Ablation: Modelling and Evaluation Experiments

Abstract

High heat flux is encountered in space applications in re-entry flight at the thermal protection system, especially at sharp leading edges such as engine intakes, and in combustion chamber liners. Therefore, apart from the passive, radiatively cooled heat shield of C/C-SiC, active cooling systems are of special interest for the use in severe thermal environments where the passive systems are inadequate. Active cooling includes film cooling with slit, showerhead, effusion, and transpiration configuration, the latter of which will be discussed here. Another approach to thermal protection is the ablative heat shield in which the material transfers the energy into chemical degradation. It is used for high speed and high enthalpy re-entries.
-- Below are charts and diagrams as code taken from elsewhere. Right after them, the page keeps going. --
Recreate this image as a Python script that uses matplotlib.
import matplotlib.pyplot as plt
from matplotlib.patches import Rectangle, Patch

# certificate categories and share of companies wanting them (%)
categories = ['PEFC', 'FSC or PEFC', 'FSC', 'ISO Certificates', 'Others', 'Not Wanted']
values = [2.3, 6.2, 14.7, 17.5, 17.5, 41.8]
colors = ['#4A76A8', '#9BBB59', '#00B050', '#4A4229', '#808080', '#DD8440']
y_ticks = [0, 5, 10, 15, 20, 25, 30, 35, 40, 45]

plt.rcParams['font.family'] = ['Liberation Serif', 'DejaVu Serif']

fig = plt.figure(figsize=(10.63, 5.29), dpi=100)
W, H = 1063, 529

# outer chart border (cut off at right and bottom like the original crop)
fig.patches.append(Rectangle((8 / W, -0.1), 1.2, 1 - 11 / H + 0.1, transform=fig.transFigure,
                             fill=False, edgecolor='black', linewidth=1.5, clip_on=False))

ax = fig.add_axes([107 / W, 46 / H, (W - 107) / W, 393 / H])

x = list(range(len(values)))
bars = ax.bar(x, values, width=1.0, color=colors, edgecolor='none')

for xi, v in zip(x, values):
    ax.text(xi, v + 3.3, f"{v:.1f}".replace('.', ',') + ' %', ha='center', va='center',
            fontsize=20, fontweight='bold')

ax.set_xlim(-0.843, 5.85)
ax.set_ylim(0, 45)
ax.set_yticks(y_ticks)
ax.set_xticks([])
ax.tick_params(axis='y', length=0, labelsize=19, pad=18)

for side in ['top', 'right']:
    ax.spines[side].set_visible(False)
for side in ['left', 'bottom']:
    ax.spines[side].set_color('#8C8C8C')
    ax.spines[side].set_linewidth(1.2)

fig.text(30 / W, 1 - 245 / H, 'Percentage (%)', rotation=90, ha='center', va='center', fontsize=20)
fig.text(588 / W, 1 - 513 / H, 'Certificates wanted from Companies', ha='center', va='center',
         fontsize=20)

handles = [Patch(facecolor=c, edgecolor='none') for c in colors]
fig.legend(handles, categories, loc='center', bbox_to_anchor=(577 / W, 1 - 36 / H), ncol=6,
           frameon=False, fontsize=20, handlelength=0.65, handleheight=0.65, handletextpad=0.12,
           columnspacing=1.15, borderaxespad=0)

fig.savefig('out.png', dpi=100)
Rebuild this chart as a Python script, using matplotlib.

The degradation process is a complex combination of physical processes and chemical reactions such as evaporation of moisture, swelling, and pyrolysis within the material and recession due to oxidation and nitridation at the material surface and within pores. The material thermal response is governed by heat transfer to and within the component, the reaction kinetics and blowing of the pyrolysis gases. The contribution presents the analysis of heat transfer between coolant and structure in transpiration cooling and wall temperature response for both, chemically transforming ablation- and transpiration-cooled re-entry thermal protection systems and compares calculatory results to measurement data.